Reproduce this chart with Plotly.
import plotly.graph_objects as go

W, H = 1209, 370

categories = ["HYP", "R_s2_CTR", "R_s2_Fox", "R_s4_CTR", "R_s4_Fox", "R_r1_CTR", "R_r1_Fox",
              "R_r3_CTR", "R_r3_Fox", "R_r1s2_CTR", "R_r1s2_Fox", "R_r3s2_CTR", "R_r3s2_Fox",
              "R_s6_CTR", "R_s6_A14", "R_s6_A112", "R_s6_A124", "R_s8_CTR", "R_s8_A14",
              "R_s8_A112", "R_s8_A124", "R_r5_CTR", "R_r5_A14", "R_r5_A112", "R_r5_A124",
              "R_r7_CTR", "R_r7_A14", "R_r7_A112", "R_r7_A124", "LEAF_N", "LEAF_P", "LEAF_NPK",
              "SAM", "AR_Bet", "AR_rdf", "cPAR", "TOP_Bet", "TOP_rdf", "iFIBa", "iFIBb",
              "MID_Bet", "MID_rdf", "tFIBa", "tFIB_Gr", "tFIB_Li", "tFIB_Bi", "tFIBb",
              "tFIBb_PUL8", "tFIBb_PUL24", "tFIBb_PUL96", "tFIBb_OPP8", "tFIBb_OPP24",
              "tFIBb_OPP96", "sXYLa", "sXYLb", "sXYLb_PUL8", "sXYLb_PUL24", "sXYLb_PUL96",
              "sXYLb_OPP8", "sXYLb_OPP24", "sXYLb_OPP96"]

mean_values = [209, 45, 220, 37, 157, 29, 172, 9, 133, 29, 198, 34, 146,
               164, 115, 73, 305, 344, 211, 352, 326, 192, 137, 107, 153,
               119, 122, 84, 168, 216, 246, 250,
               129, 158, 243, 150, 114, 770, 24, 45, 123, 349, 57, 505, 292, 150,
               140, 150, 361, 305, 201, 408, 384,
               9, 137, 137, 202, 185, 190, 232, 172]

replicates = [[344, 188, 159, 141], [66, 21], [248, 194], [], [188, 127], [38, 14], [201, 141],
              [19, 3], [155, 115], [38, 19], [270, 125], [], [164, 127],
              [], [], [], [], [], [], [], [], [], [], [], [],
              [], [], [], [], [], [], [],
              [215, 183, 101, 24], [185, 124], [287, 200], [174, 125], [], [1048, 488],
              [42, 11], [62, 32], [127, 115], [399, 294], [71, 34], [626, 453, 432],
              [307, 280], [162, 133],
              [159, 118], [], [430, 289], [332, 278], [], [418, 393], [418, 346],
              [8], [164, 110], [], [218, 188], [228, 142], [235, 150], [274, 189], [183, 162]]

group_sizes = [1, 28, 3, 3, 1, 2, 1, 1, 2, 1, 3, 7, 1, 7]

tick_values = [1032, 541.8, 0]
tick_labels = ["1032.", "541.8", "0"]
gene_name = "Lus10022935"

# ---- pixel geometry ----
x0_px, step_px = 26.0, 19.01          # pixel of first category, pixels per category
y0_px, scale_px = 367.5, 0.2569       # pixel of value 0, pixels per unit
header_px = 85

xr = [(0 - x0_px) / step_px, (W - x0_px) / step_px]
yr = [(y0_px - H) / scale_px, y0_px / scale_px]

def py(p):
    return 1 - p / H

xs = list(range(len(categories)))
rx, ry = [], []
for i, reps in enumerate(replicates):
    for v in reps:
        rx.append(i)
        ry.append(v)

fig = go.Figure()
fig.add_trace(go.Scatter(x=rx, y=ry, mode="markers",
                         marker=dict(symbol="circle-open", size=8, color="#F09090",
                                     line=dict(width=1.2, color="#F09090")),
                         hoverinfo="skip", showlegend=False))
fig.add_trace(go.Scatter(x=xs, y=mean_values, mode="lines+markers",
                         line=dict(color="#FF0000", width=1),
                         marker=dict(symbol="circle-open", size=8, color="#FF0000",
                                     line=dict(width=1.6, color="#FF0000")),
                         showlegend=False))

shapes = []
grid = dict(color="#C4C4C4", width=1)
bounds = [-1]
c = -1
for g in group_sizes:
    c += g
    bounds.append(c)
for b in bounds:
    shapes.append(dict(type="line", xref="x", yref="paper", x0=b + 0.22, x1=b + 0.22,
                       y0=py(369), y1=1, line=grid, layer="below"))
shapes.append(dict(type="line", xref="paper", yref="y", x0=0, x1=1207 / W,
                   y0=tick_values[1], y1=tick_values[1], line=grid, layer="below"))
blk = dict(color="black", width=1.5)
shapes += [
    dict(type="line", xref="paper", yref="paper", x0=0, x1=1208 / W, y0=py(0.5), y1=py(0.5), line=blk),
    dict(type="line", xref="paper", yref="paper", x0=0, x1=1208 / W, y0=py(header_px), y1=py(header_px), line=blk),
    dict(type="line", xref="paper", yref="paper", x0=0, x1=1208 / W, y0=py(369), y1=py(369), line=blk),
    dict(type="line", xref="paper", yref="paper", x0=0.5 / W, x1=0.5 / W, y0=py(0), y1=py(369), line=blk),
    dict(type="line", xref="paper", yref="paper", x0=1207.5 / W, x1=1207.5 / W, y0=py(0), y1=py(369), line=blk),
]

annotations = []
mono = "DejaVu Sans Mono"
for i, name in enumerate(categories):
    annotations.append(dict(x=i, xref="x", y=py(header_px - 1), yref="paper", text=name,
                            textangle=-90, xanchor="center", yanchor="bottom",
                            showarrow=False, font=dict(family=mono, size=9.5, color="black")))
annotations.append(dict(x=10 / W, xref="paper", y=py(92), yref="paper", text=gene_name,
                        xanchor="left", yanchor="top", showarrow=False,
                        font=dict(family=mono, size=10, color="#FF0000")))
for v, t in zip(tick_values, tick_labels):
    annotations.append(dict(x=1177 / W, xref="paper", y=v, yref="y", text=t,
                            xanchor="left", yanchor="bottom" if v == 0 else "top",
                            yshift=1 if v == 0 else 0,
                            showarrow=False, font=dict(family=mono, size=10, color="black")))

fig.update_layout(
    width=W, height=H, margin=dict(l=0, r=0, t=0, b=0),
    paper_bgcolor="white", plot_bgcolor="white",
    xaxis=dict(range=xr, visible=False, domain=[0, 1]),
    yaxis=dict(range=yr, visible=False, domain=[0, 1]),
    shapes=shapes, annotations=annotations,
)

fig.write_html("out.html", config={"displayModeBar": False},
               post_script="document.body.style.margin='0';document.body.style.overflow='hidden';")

==================================================

Return the listing above in full, character for character.

Reproduce this chart with Plotly.
import plotly.graph_objects as go

W, H = 1209, 370

categories = ["HYP", "R_s2_CTR", "R_s2_Fox", "R_s4_CTR", "R_s4_Fox", "R_r1_CTR", "R_r1_Fox",
              "R_r3_CTR", "R_r3_Fox", "R_r1s2_CTR", "R_r1s2_Fox", "R_r3s2_CTR", "R_r3s2_Fox",
              "R_s6_CTR", "R_s6_A14", "R_s6_A112", "R_s6_A124", "R_s8_CTR", "R_s8_A14",
              "R_s8_A112", "R_s8_A124", "R_r5_CTR", "R_r5_A14", "R_r5_A112", "R_r5_A124",
              "R_r7_CTR", "R_r7_A14", "R_r7_A112", "R_r7_A124", "LEAF_N", "LEAF_P", "LEAF_NPK",
              "SAM", "AR_Bet", "AR_rdf", "cPAR", "TOP_Bet", "TOP_rdf", "iFIBa", "iFIBb",
              "MID_Bet", "MID_rdf", "tFIBa", "tFIB_Gr", "tFIB_Li", "tFIB_Bi", "tFIBb",
              "tFIBb_PUL8", "tFIBb_PUL24", "tFIBb_PUL96", "tFIBb_OPP8", "tFIBb_OPP24",
              "tFIBb_OPP96", "sXYLa", "sXYLb", "sXYLb_PUL8", "sXYLb_PUL24", "sXYLb_PUL96",
              "sXYLb_OPP8", "sXYLb_OPP24", "sXYLb_OPP96"]

mean_values = [209, 45, 220, 37, 157, 29, 172, 9, 133, 29, 198, 34, 146,
               164, 115, 73, 305, 344, 211, 352, 326, 192, 137, 107, 153,
               119, 122, 84, 168, 216, 246, 250,
               129, 158, 243, 150, 114, 770, 24, 45, 123, 349, 57, 505, 292, 150,
               140, 150, 361, 305, 201, 408, 384,
               9, 137, 137, 202, 185, 190, 232, 172]

replicates = [[344, 188, 159, 141], [66, 21], [248, 194], [], [188, 127], [38, 14], [201, 141],
              [19, 3], [155, 115], [38, 19], [270, 125], [], [164, 127],
              [], [], [], [], [], [], [], [], [], [], [], [],
              [], [], [], [], [], [], [],
              [215, 183, 101, 24], [185, 124], [287, 200], [174, 125], [], [1048, 488],
              [42, 11], [62, 32], [127, 115], [399, 294], [71, 34], [626, 453, 432],
              [307, 280], [162, 133],
              [159, 118], [], [430, 289], [332, 278], [], [418, 393], [418, 346],
              [8], [164, 110], [], [218, 188], [228, 142], [235, 150], [274, 189], [183, 162]]

group_sizes = [1, 28, 3, 3, 1, 2, 1, 1, 2, 1, 3, 7, 1, 7]

tick_values = [1032, 541.8, 0]
tick_labels = ["1032.", "541.8", "0"]
gene_name = "Lus10022935"

# ---- pixel geometry ----
x0_px, step_px = 26.0, 19.01          # pixel of first category, pixels per category
y0_px, scale_px = 367.5, 0.2569       # pixel of value 0, pixels per unit
header_px = 85

xr = [(0 - x0_px) / step_px, (W - x0_px) / step_px]
yr = [(y0_px - H) / scale_px, y0_px / scale_px]

def py(p):
    return 1 - p / H

xs = list(range(len(categories)))
rx, ry = [], []
for i, reps in enumerate(replicates):
    for v in reps:
        rx.append(i)
        ry.append(v)

fig = go.Figure()
fig.add_trace(go.Scatter(x=rx, y=ry, mode="markers",
                         marker=dict(symbol="circle-open", size=8, color="#F09090",
                                     line=dict(width=1.2, color="#F09090")),
                         hoverinfo="skip", showlegend=False))
fig.add_trace(go.Scatter(x=xs, y=mean_values, mode="lines+markers",
                         line=dict(color="#FF0000", width=1),
                         marker=dict(symbol="circle-open", size=8, color="#FF0000",
                                     line=dict(width=1.6, color="#FF0000")),
                         showlegend=False))

shapes = []
grid = dict(color="#C4C4C4", width=1)
bounds = [-1]
c = -1
for g in group_sizes:
    c += g
    bounds.append(c)
for b in bounds:
    shapes.append(dict(type="line", xref="x", yref="paper", x0=b + 0.22, x1=b + 0.22,
                       y0=py(369), y1=1, line=grid, layer="below"))
shapes.append(dict(type="line", xref="paper", yref="y", x0=0, x1=1207 / W,
                   y0=tick_values[1], y1=tick_values[1], line=grid, layer="below"))
blk = dict(color="black", width=1.5)
shapes += [
    dict(type="line", xref="paper", yref="paper", x0=0, x1=1208 / W, y0=py(0.5), y1=py(0.5), line=blk),
    dict(type="line", xref="paper", yref="paper", x0=0, x1=1208 / W, y0=py(header_px), y1=py(header_px), line=blk),
    dict(type="line", xref="paper", yref="paper", x0=0, x1=1208 / W, y0=py(369), y1=py(369), line=blk),
    dict(type="line", xref="paper", yref="paper", x0=0.5 / W, x1=0.5 / W, y0=py(0), y1=py(369), line=blk),
    dict(type="line", xref="paper", yref="paper", x0=1207.5 / W, x1=1207.5 / W, y0=py(0), y1=py(369), line=blk),
]

annotations = []
mono = "DejaVu Sans Mono"
for i, name in enumerate(categories):
    annotations.append(dict(x=i, xref="x", y=py(header_px - 1), yref="paper", text=name,
                            textangle=-90, xanchor="center", yanchor="bottom",
                            showarrow=False, font=dict(family=mono, size=9.5, color="black")))
annotations.append(dict(x=10 / W, xref="paper", y=py(92), yref="paper", text=gene_name,
                        xanchor="left", yanchor="top", showarrow=False,
                        font=dict(family=mono, size=10, color="#FF0000")))
for v, t in zip(tick_values, tick_labels):
    annotations.append(dict(x=1177 / W, xref="paper", y=v, yref="y", text=t,
                            xanchor="left", yanchor="bottom" if v == 0 else "top",
                            yshift=1 if v == 0 else 0,
                            showarrow=False, font=dict(family=mono, size=10, color="black")))

fig.update_layout(
    width=W, height=H, margin=dict(l=0, r=0, t=0, b=0),
    paper_bgcolor="white", plot_bgcolor="white",
    xaxis=dict(range=xr, visible=False, domain=[0, 1]),
    yaxis=dict(range=yr, visible=False, domain=[0, 1]),
    shapes=shapes, annotations=annotations,
)

fig.write_html("out.html", config={"displayModeBar": False},
               post_script="document.body.style.margin='0';document.body.style.overflow='hidden';")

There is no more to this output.